The lines from the top of the material below through the line containing "32.1, 31.9, 31.0, 29.8, 28.9]" are to be printed exactly, with pictures omitted.

━━━━━━━━━━━━━━━━━━━━━━━━━━━━━━

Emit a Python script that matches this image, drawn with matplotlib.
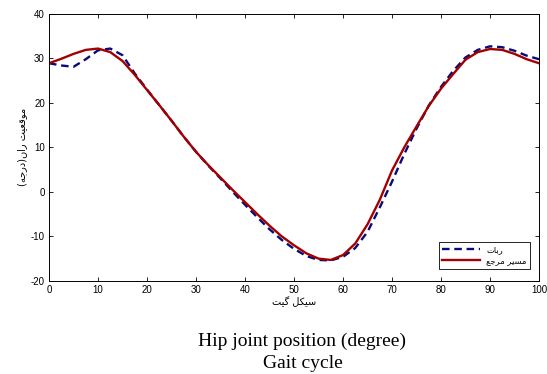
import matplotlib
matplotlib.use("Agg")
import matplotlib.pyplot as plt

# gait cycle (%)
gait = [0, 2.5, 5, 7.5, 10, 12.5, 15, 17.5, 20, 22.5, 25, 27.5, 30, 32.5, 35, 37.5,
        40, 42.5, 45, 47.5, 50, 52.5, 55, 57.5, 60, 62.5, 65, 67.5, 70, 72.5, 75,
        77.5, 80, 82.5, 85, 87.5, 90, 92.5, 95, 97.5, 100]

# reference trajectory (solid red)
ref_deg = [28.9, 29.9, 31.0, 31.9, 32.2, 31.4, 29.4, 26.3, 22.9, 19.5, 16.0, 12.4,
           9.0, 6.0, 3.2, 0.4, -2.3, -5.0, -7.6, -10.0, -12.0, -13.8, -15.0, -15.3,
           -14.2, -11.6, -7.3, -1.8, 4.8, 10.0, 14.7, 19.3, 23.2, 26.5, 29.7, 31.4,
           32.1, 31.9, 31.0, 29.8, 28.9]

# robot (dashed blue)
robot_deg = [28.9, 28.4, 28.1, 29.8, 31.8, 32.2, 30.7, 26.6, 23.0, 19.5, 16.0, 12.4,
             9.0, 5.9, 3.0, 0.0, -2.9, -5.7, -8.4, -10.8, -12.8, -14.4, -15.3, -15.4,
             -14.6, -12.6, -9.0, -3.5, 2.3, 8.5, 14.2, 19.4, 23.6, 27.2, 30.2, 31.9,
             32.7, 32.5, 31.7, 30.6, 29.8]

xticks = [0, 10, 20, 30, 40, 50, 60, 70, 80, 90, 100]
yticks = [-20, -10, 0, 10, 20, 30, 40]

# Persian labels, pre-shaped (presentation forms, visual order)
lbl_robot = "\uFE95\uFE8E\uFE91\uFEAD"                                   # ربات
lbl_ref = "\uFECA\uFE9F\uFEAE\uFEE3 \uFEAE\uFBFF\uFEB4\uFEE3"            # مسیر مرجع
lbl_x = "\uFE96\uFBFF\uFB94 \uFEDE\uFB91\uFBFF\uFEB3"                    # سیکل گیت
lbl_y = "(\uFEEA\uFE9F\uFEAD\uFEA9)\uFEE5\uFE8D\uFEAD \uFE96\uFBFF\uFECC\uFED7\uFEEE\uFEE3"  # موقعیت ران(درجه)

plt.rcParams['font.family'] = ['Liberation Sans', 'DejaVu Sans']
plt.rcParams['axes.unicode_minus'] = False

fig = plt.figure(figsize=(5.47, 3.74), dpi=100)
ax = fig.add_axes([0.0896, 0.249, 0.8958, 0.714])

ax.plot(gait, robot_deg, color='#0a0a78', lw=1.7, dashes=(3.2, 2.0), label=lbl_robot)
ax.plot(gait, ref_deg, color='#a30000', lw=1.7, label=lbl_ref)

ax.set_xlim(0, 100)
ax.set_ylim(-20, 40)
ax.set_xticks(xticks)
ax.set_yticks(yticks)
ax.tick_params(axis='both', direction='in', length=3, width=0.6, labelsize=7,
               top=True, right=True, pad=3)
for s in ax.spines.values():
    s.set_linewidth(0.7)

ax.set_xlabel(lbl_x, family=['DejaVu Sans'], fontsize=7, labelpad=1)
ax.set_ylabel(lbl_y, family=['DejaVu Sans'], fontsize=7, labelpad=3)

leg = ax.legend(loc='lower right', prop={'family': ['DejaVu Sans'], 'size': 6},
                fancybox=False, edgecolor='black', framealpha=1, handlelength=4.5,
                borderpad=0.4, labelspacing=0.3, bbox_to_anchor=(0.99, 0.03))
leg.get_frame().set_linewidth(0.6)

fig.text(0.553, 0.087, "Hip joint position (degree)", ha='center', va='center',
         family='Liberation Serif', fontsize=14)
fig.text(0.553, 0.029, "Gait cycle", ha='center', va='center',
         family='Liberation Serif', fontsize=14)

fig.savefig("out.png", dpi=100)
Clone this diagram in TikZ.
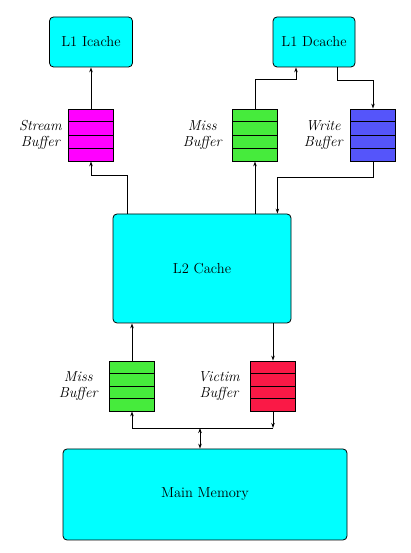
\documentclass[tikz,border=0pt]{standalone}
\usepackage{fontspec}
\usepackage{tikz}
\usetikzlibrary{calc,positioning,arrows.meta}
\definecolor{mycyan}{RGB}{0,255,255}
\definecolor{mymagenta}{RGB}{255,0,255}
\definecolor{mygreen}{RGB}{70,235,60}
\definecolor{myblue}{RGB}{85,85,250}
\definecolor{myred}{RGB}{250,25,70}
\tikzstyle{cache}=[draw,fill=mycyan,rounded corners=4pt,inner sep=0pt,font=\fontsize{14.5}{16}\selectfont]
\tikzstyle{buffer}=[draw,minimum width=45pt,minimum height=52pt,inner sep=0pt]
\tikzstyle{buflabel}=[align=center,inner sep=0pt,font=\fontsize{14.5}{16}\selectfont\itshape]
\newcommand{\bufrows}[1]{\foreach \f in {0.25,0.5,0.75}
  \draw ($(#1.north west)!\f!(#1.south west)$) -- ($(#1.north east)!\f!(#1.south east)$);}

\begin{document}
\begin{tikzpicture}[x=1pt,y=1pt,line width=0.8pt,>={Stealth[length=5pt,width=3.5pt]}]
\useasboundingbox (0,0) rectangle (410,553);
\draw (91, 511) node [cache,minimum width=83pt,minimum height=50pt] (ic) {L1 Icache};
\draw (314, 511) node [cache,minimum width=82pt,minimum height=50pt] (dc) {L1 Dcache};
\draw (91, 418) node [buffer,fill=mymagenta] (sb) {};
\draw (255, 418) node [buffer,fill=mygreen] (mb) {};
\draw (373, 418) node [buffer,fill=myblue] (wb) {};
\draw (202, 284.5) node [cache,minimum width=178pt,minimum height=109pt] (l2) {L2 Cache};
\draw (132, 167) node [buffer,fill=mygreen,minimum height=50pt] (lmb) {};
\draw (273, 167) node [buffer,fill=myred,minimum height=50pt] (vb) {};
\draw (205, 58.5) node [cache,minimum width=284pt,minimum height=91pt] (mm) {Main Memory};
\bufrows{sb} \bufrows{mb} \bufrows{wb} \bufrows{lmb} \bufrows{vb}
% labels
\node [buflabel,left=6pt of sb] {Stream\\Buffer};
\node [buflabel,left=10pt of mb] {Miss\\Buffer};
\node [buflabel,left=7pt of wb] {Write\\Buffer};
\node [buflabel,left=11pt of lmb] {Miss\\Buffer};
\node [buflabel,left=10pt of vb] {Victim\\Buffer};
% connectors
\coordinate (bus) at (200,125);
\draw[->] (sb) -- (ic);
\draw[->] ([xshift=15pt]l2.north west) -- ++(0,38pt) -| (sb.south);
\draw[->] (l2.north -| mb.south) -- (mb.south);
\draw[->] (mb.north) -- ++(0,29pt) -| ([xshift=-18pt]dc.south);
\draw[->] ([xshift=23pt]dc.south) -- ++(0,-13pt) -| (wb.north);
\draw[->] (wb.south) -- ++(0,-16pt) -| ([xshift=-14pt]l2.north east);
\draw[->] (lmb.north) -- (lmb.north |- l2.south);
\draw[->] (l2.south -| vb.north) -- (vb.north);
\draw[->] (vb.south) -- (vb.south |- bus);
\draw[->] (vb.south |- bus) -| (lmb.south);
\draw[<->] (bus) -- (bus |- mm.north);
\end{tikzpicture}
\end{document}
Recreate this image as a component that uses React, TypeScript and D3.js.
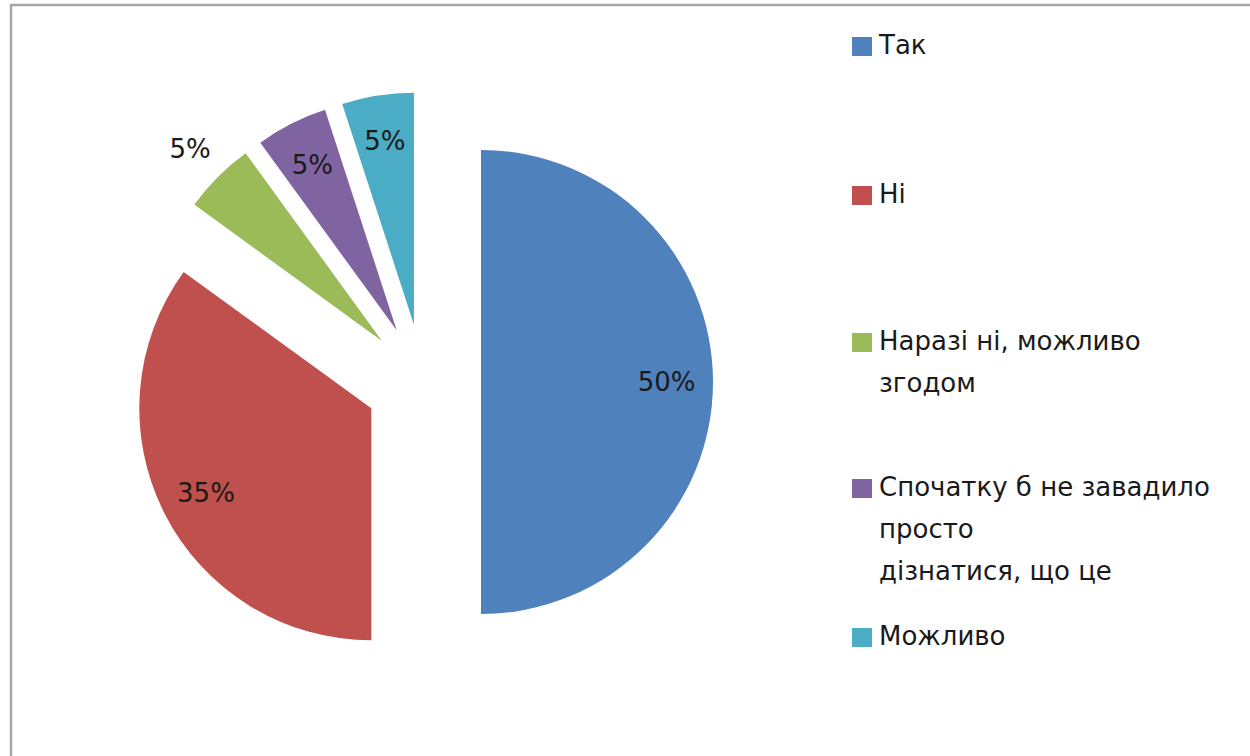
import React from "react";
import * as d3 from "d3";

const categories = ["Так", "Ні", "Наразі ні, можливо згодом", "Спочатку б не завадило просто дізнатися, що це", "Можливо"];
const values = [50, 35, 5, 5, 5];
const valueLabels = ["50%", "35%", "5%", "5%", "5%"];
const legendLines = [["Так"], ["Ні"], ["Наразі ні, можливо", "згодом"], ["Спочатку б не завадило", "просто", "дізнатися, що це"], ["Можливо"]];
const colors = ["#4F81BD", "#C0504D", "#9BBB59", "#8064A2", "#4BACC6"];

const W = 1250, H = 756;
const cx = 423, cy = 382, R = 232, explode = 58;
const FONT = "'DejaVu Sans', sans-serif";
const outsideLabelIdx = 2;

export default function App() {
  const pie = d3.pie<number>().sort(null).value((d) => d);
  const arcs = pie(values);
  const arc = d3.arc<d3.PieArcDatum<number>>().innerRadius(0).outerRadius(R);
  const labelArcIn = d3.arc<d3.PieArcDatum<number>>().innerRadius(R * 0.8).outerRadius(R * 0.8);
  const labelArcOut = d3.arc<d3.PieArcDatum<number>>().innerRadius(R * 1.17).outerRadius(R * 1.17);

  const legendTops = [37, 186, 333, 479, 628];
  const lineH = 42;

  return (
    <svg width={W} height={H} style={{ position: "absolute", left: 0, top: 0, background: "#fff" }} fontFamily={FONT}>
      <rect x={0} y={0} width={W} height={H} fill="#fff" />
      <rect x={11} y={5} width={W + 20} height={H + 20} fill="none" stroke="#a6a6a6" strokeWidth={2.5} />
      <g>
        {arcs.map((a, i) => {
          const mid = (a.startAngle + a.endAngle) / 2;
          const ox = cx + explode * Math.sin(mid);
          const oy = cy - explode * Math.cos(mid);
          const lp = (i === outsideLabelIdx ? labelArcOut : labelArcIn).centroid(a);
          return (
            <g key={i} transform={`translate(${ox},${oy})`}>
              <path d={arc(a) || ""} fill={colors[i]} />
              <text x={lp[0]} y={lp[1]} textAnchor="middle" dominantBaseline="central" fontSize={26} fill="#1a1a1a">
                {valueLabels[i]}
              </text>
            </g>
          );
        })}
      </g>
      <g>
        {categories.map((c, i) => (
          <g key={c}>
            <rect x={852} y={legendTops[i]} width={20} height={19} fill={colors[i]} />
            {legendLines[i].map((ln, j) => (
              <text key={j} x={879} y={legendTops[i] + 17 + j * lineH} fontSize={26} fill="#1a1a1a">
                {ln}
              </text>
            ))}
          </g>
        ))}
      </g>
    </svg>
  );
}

━━━━━━━━━━━━━━━━━━━━━━━━━━━━━━

_Response for this exercise:_
Emit a Python script that matches this image, drawn with matplotlib.
import matplotlib
matplotlib.use("Agg")
import matplotlib.pyplot as plt

# gait cycle (%)
gait = [0, 2.5, 5, 7.5, 10, 12.5, 15, 17.5, 20, 22.5, 25, 27.5, 30, 32.5, 35, 37.5,
        40, 42.5, 45, 47.5, 50, 52.5, 55, 57.5, 60, 62.5, 65, 67.5, 70, 72.5, 75,
        77.5, 80, 82.5, 85, 87.5, 90, 92.5, 95, 97.5, 100]

# reference trajectory (solid red)
ref_deg = [28.9, 29.9, 31.0, 31.9, 32.2, 31.4, 29.4, 26.3, 22.9, 19.5, 16.0, 12.4,
           9.0, 6.0, 3.2, 0.4, -2.3, -5.0, -7.6, -10.0, -12.0, -13.8, -15.0, -15.3,
           -14.2, -11.6, -7.3, -1.8, 4.8, 10.0, 14.7, 19.3, 23.2, 26.5, 29.7, 31.4,
           32.1, 31.9, 31.0, 29.8, 28.9]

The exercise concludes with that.